Problem requirements → Using the data below, copy each line that includes the word "document".

·····

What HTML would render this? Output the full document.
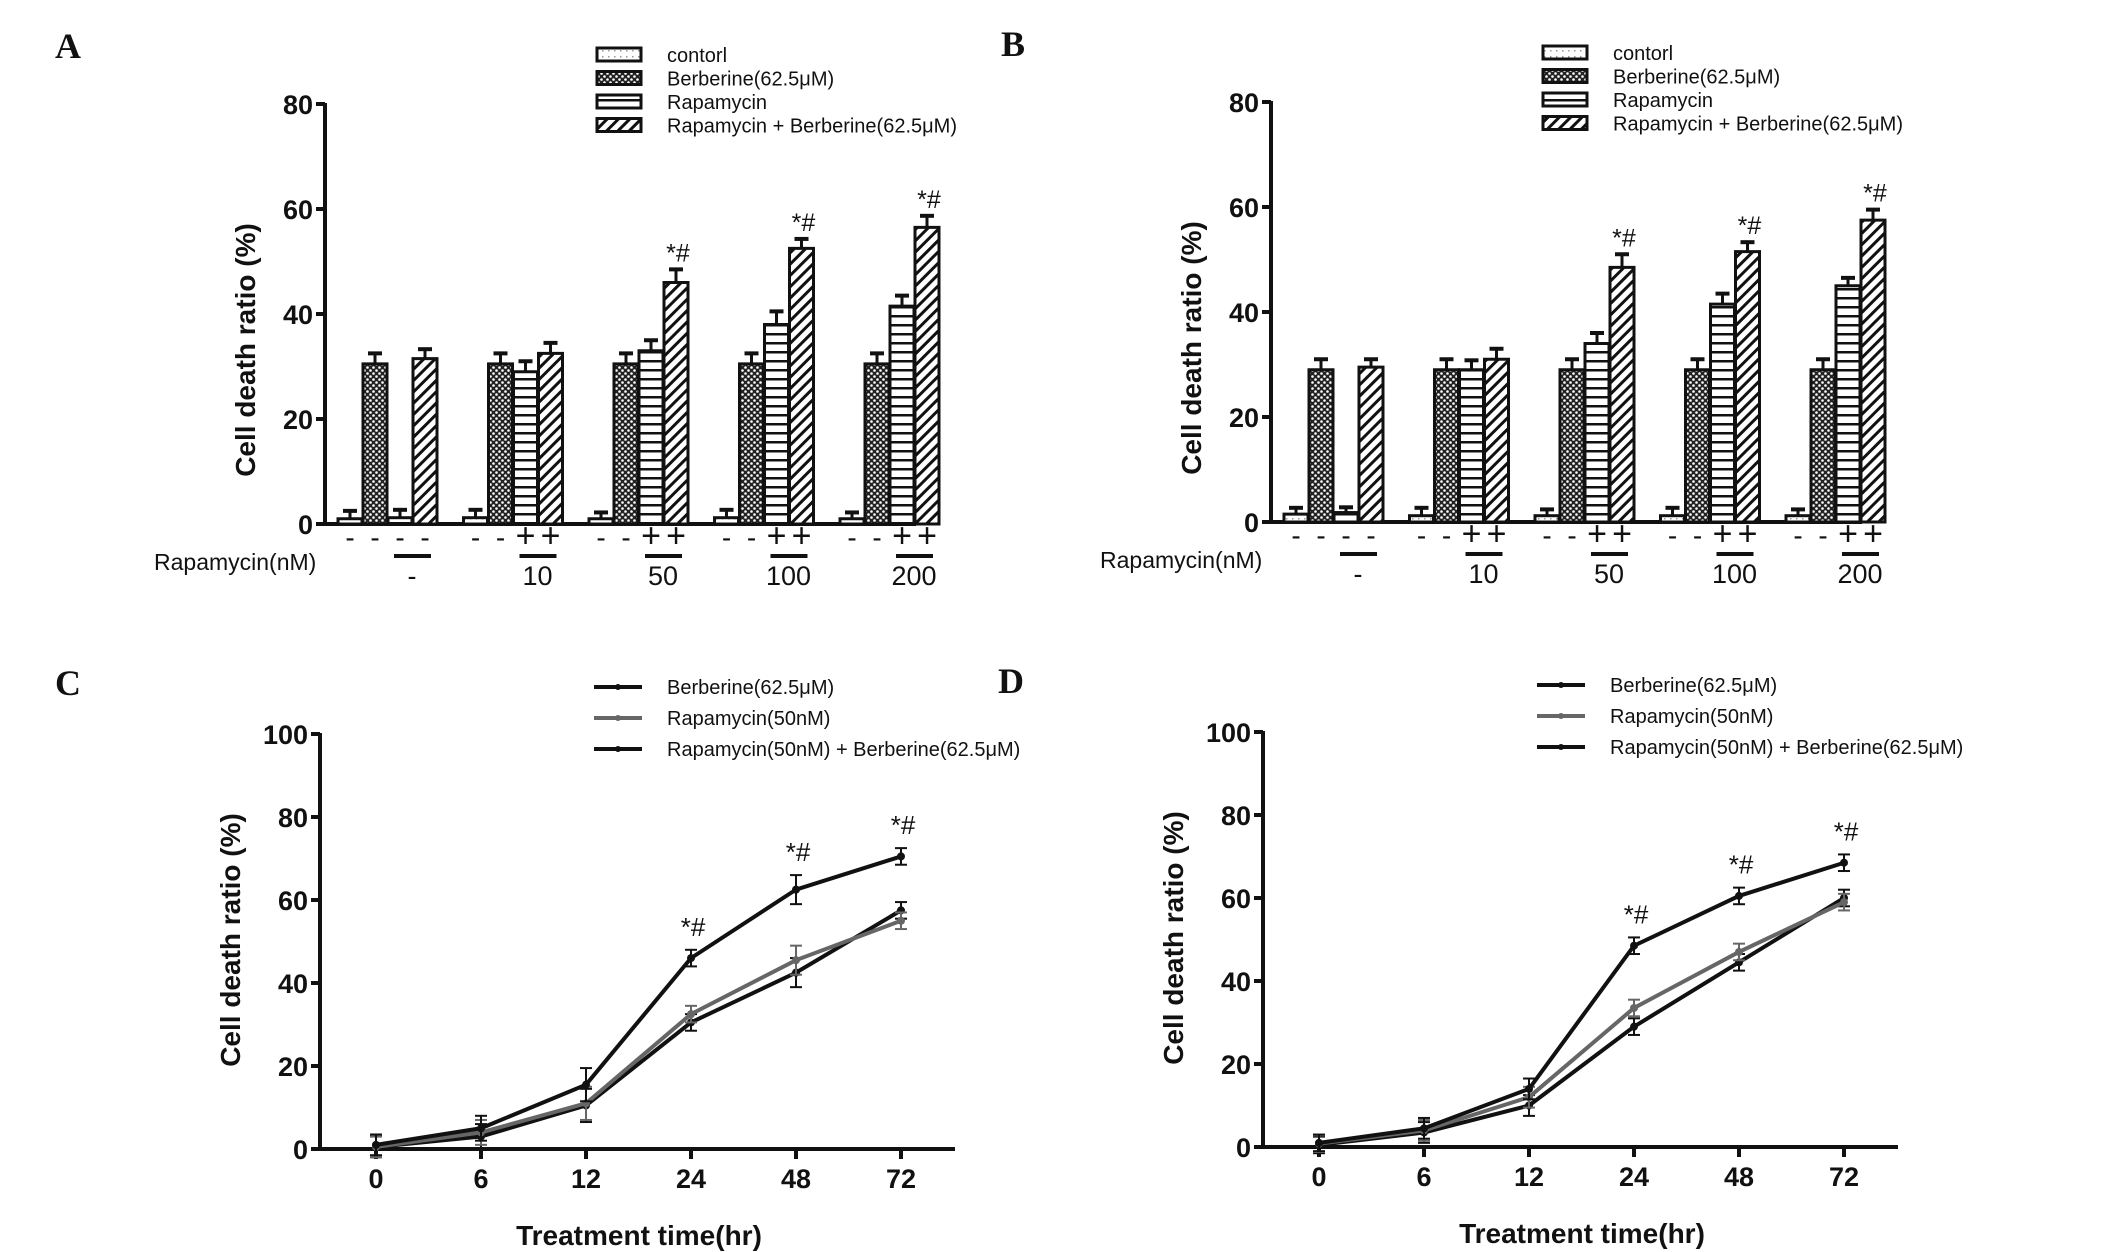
<!DOCTYPE html>
<html><head><meta charset="utf-8"><style>
html,body{margin:0;padding:0;background:#fff;}
svg{display:block;}
text{font-family:"Liberation Sans",sans-serif;fill:#111;}
text.serif{font-family:"Liberation Serif",serif;}
</style></head><body>
<svg id="fig" width="2126" height="1252" viewBox="0 0 2126 1252" xmlns="http://www.w3.org/2000/svg">
<defs>
<pattern id="pCtrl" width="6" height="6" patternUnits="userSpaceOnUse"><rect width="6" height="6" fill="#fff"/><rect x="2" y="2" width="1.5" height="1.5" fill="#999"/></pattern>
<pattern id="pBer" width="6" height="6" patternUnits="userSpaceOnUse"><rect width="6" height="6" fill="#222"/><circle cx="1.5" cy="1.5" r="1.3" fill="#fff"/><circle cx="4.5" cy="4.5" r="1.3" fill="#fff"/></pattern>
<pattern id="pRap" width="8" height="9" patternUnits="userSpaceOnUse"><rect width="8" height="9" fill="#fff"/><rect y="0" width="8" height="2.5" fill="#111"/></pattern>
<pattern id="pCombo" width="8" height="8" patternUnits="userSpaceOnUse" patternTransform="rotate(45)"><rect width="8" height="8" fill="#fff"/><rect width="3" height="8" fill="#111"/></pattern>
</defs>
</svg>
<script>
// Panel A/B bar data (groups: none,10,50,100,200 nM; bars: control, berberine, rapamycin, combo)
const barGroupLabels = ["-", "10", "50", "100", "200"];
const signRows = [["-","-","-","-"],["-","-","+","+"],["-","-","+","+"],["-","-","+","+"],["-","-","+","+"]];
const barSeriesNames = ["contorl","Berberine(62.5\u03bcM)","Rapamycin","Rapamycin + Berberine(62.5\u03bcM)"];
const barValuesA = [[1,30.5,1.2,31.5],[1.2,30.5,29,32.5],[1,30.5,33,46],[1.2,30.5,38,52.5],[1,30.5,41.5,56.5]];
const barErrA = [[1.5,2,1.5,1.8],[1.5,2,2,2],[1.2,2,2,2.5],[1.5,2,2.5,1.8],[1.2,2,2,2.2]];
const barStarA = [false,false,true,true,true];
const barValuesB = [[1.5,29,1.8,29.5],[1.2,29,29,31],[1.2,29,34,48.5],[1.2,29,41.5,51.5],[1.2,29,45,57.5]];
const barErrB = [[1.2,2,1,1.5],[1.5,2,1.8,2],[1.2,2,2,2.5],[1.5,2,2,1.8],[1.2,2,1.5,2]];
const barStarB = [false,false,true,true,true];
const barYTicks = [0,20,40,60,80];
// Panel C/D line data
const timeLabels = ["0","6","12","24","48","72"];
const lineNames = ["Berberine(62.5\u03bcM)","Rapamycin(50nM)","Rapamycin(50nM) + Berberine(62.5\u03bcM)"];
const berC = [0.5,3,10.5,30.5,42.5,57.5];
const rapC = [0.5,4,11,32.5,45.5,55];
const comboC = [1,5,15.5,46,62.5,70.5];
const errC = [2.5,3,4,2,3.5,2];
const berD = [0.5,3.5,10,29,44.5,60];
const rapD = [0.8,4,12,33.5,47,59];
const comboD = [1,4.5,14,48.5,60.5,68.5];
const errD = [2,2.5,2.5,2,2,2];
const lineStars = [false,false,false,true,true,true];
const lineYTicks = [0,20,40,60,80,100];

const NS="http://www.w3.org/2000/svg";
const svg=document.getElementById('fig');
function mk(tag,attrs,parent){const e=document.createElementNS(NS,tag);for(const k in attrs)e.setAttribute(k,attrs[k]);(parent||svg).appendChild(e);return e;}
function txt(s,x,y,size,weight,anchor,parent){const t=mk('text',{x:x,y:y,'font-size':size,'font-weight':weight||'normal','text-anchor':anchor||'start'},parent);t.textContent=s;return t;}
const fills=["url(#pCtrl)","url(#pBer)","url(#pRap)","url(#pCombo)"];

function barPanel(letter,ox,oy,vals,errs,stars){
  const g=mk('g',{});
  
  
  const axX=325+ox, y0=524+oy, yTop=104+oy, pu=(y0-yTop)/80;
  const yS=v=>y0-v*pu;
  const L=txt(letter,55+ox,58+oy,36,'bold','start',g); L.setAttribute('class','serif');
  
  barSeriesNames.forEach((n,i)=>{
    const ly=55+oy+i*23.5;
    const r=mk('rect',{x:597+ox,y:ly-7,width:44,height:13,fill:fills[i],stroke:'#111','stroke-width':3},g);
    
    const t=txt(n,667+ox,ly+7,20,'normal','start',g);
    
  });
  mk('line',{x1:axX,y1:yTop-1,x2:axX,y2:y0+2,stroke:'#111','stroke-width':4},g);
  mk('line',{x1:axX-2,y1:y0,x2:916+ox,y2:y0,stroke:'#111','stroke-width':4},g);
  barYTicks.forEach(v=>{
    mk('line',{x1:axX-9,y1:yS(v),x2:axX,y2:yS(v),stroke:'#111','stroke-width':4},g);
    const t=txt(String(v),axX-12,yS(v)+10,27,'bold','end',g);
    
  });
  const yt=txt('Cell death ratio (%)',0,0,28,'bold','middle',g);
  yt.setAttribute('transform',`translate(${255+ox},${350+oy}) rotate(-90)`);
  
  const bw=24, gStep=125.5, x0=350+ox;
  vals.forEach((grp,gi)=>{
    grp.forEach((v,bi)=>{
      const cx=x0+gi*gStep+bi*25;
      const e=errs[gi][bi];
      mk('line',{x1:cx,y1:yS(v),x2:cx,y2:yS(v+e),stroke:'#111','stroke-width':3},g);
      mk('line',{x1:cx-7,y1:yS(v+e),x2:cx+7,y2:yS(v+e),stroke:'#111','stroke-width':4},g);
      const r=mk('rect',{x:cx-bw/2,y:yS(v),width:bw,height:y0-yS(v),fill:fills[bi],stroke:'#111','stroke-width':3},g);
      
      const s=txt(signRows[gi][bi],cx,547+oy,signRows[gi][bi]==='+'?34:28,'normal','middle',g);
      
      if(bi===3&&stars[gi]){const st=txt('*#',cx+2,yS(v+e)-8,25,'normal','middle',g);}
    });
    const lx=x0+gi*gStep+50;
    mk('line',{x1:lx-6,y1:556+oy,x2:lx+31,y2:556+oy,stroke:'#111','stroke-width':4},g);
    const t=txt(barGroupLabels[gi],lx+12,585+oy,27,'normal','middle',g);
    
  });
  const rl=txt('Rapamycin(nM)',154+ox,570+oy,23,'normal','start',g);
  
}

function linePanel(letter,ox,oy,series,err){
  const g=mk('g',{});
  
  
  const axX=320+ox, y0=1149+oy, yTop=734+oy, pu=(y0-yTop)/100;
  const yS=v=>y0-v*pu, xS=i=>376+ox+i*105;
  const L=txt(letter,55+ox,695+oy,36,'bold','start',g); L.setAttribute('class','serif');
  
  const cols=['#111','#666','#111'];
  lineNames.forEach((n,i)=>{
    const ly=687+oy+i*31;
    mk('line',{x1:594+ox,y1:ly,x2:642+ox,y2:ly,stroke:cols[i],'stroke-width':4},g);
    mk('circle',{cx:618+ox,cy:ly,r:3,fill:cols[i]},g);
    const t=txt(n,667+ox,ly+7,20,'normal','start',g);
    
  });
  mk('line',{x1:axX,y1:yTop-1,x2:axX,y2:y0+2,stroke:'#111','stroke-width':4},g);
  mk('line',{x1:axX-2,y1:y0,x2:955+ox,y2:y0,stroke:'#111','stroke-width':4},g);
  lineYTicks.forEach(v=>{
    mk('line',{x1:axX-9,y1:yS(v),x2:axX,y2:yS(v),stroke:'#111','stroke-width':4},g);
    const t=txt(String(v),axX-12,yS(v)+10,27,'bold','end',g);
    
  });
  timeLabels.forEach((s,i)=>{
    mk('line',{x1:xS(i),y1:y0,x2:xS(i),y2:y0+10,stroke:'#111','stroke-width':4},g);
    const t=txt(s,xS(i),1188+oy,27,'bold','middle',g);
    
  });
  const yt=txt('Cell death ratio (%)',0,0,28,'bold','middle',g);
  yt.setAttribute('transform',`translate(${240+ox},${940+oy}) rotate(-90)`);
  
  const xt=txt('Treatment time(hr)',639+ox,1253+oy-8,28,'bold','middle',g);
  
  series.forEach((arr,si)=>{
    const p=mk('polyline',{points:arr.map((v,i)=>xS(i)+','+yS(v)).join(' '),fill:'none',stroke:cols[si],'stroke-width':4},g);
    
    arr.forEach((v,i)=>{
      const e=err[i];
      mk('line',{x1:xS(i),y1:yS(v-e),x2:xS(i),y2:yS(v+e),stroke:cols[si],'stroke-width':2},g);
      mk('line',{x1:xS(i)-6,y1:yS(v+e),x2:xS(i)+6,y2:yS(v+e),stroke:cols[si],'stroke-width':2},g);
      mk('line',{x1:xS(i)-6,y1:yS(v-e),x2:xS(i)+6,y2:yS(v-e),stroke:cols[si],'stroke-width':2},g);
      const c=mk('circle',{cx:xS(i),cy:yS(v),r:4,fill:cols[si]},g);
      
      if(si===2&&lineStars[i]){const st=txt('*#',xS(i)+2,yS(v+e)-14,26,'normal','middle',g);}
    });
  });
}
barPanel('A',0,0,barValuesA,barErrA,barStarA);
barPanel('B',946,-2,barValuesB,barErrB,barStarB);
linePanel('C',0,0,[berC,rapC,comboC],errC);
linePanel('D',943,-2,[berD,rapD,comboD],errD);
</script>
</body></html>
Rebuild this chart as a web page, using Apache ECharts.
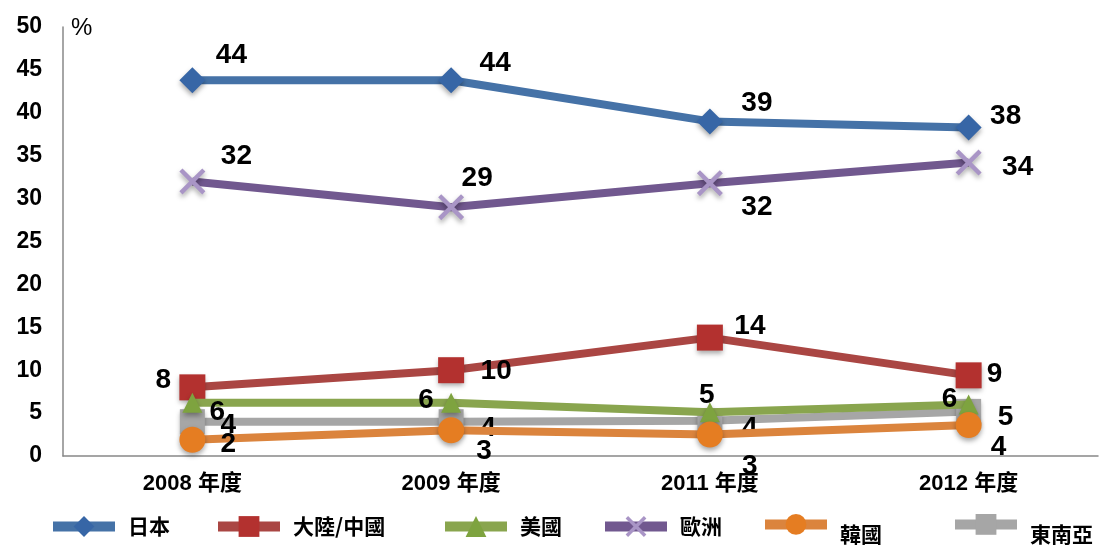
<!DOCTYPE html>
<html><head><meta charset="utf-8">
<script src="https://cdn.jsdelivr.net/npm/echarts@6/dist/echarts.min.js"></script>
<style>html,body{margin:0;padding:0;background:#fff}#c{width:1104px;height:549px}</style>
</head><body><div id="c"></div>
<script>
const categories = ['2008 年度', '2009 年度', '2011 年度', '2012 年度'];
const yTicks = [0, 5, 10, 15, 20, 25, 30, 35, 40, 45, 50];
const japan = [43.8, 43.8, 39.0, 38.3];
const china = [8.0, 10.0, 13.8, 9.4];
const usa = [6.2, 6.2, 5.1, 6.0];
const europe = [32.0, 29.0, 31.8, 34.2];
const korea = [1.9, 3.0, 2.5, 3.6];
const seAsia = [4.0, 4.0, 4.1, 5.2];

// label offsets (style only)
const offJapan = [[39,-25],[44,-17],[47,-18],[37,-11]];
const offChina = [[-29,-7],[45,1],[40,-11],[26,-1]];
const offUsa = [[25,9],[-25,-3],[-3,-17],[-19,-5]];
const offEurope = [[44,-25],[26,-29],[47,24],[49,5]];
const offKorea = [[36,5],[33,21],[40,32],[30,22]];
const offSe = [[36,4],[37,7],[40,7],[37,6]];

const xPath = 'path://M0,1.2L1.2,0L10,8.8L8.8,10Z M8.8,0L10,1.2L1.2,10L0,8.8Z';
const shadow = {shadowBlur: 5, shadowOffsetY: 3, shadowColor: 'rgba(0,0,0,0.35)'};

function mk(name, vals, offs, lineColor, markColor, symbol, size, z) {
  return {
    name, type: 'line', data: vals.map((v, i) => ({value: v, label: {offset: offs[i]}})),
    symbol, symbolSize: size, z,
    lineStyle: {color: lineColor, width: 8},
    itemStyle: Object.assign({color: markColor}, shadow),
    label: {show: true, position: 'inside', align: 'center', verticalAlign: 'middle',
      formatter: p => String(Math.round(p.value)),
      fontFamily: 'Liberation Sans, Arial, sans-serif', fontWeight: 'bold', fontSize: 28, color: '#000'},
    emphasis: {disabled: true}, animation: false
  };
}

const series = [
  mk('東南亞', seAsia, offSe, '#a6a6a6', '#a6a6a6', 'rect', 25, 2),
  mk('大陸/中國', china, offChina, '#aa4643', '#b3312f', 'rect', 26, 3),
  mk('美國', usa, offUsa, '#89a54e', '#7ea33f', 'triangle', 20, 4),
  mk('韓國', korea, offKorea, '#db843d', '#e57d22', 'circle', 26, 5),
  mk('歐洲', europe, offEurope, '#71588f', '#a995c6', xPath, 26, 6),
  mk('日本', japan, offJapan, '#4572a7', '#3766a6', 'diamond', 26, 7)
];

const legendPos = [
  ['日本', 48, 516, 0], ['大陸/中國', 213, 516, 0], ['美國', 440, 516, 0],
  ['歐洲', 600, 516, 0], ['韓國', 760, 514, 20], ['東南亞', 950, 514, 20]
];
const legends = legendPos.map(([n, l, t, dy]) => ({
  data: [n], left: l, top: t, padding: 0, itemWidth: 62, itemHeight: 26,
  lineStyle: {width: 10},
  formatter: nm => '{a|' + nm + '}',
  textStyle: {fontFamily: 'Noto Sans CJK TC', fontSize: 21, fontWeight: 'bold', color: '#000',
    rich: {a: {fontFamily: 'Noto Sans CJK TC', fontSize: 21, fontWeight: 'bold', color: '#000', padding: [dy, 0, 0, 8]}}}
}));

const chart = echarts.init(document.getElementById('c'));
chart.setOption({
  animation: false,
  grid: {left: 63, right: 6, top: 27, bottom: 93, containLabel: false},
  legend: legends,
  xAxis: {type: 'category', data: categories, boundaryGap: true,
    axisLine: {lineStyle: {color: '#888', width: 1.5}}, axisTick: {show: false},
    axisLabel: {margin: 17, fontFamily: 'Liberation Sans, Noto Sans CJK TC, sans-serif', fontWeight: 'bold', fontSize: 22, color: '#000'}},
  yAxis: {type: 'value', min: 0, max: 50, interval: 5,
    name: '%', nameLocation: 'end', nameGap: -1,
    nameTextStyle: {align: 'left', verticalAlign: 'middle', padding: [0, 0, 0, 8], fontFamily: 'Liberation Sans, Arial', fontSize: 24, color: '#000'},
    axisLine: {show: true, lineStyle: {color: '#888', width: 1.5}}, axisTick: {show: false}, splitLine: {show: false},
    axisLabel: {margin: 21, formatter: v => yTicks.includes(v) ? String(v) : '', fontFamily: 'Liberation Sans, Arial', fontWeight: 'bold', fontSize: 23, color: '#000'}},
  series
});
</script></body></html>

·····

Exercise solution →
What HTML would render this? Output the full document.
const svg=document.getElementById('fig');
function mk(tag,attrs,parent){const e=document.createElementNS(NS,tag);for(const k in attrs)e.setAttribute(k,attrs[k]);(parent||svg).appendChild(e);return e;}
const chart = echarts.init(document.getElementById('c'));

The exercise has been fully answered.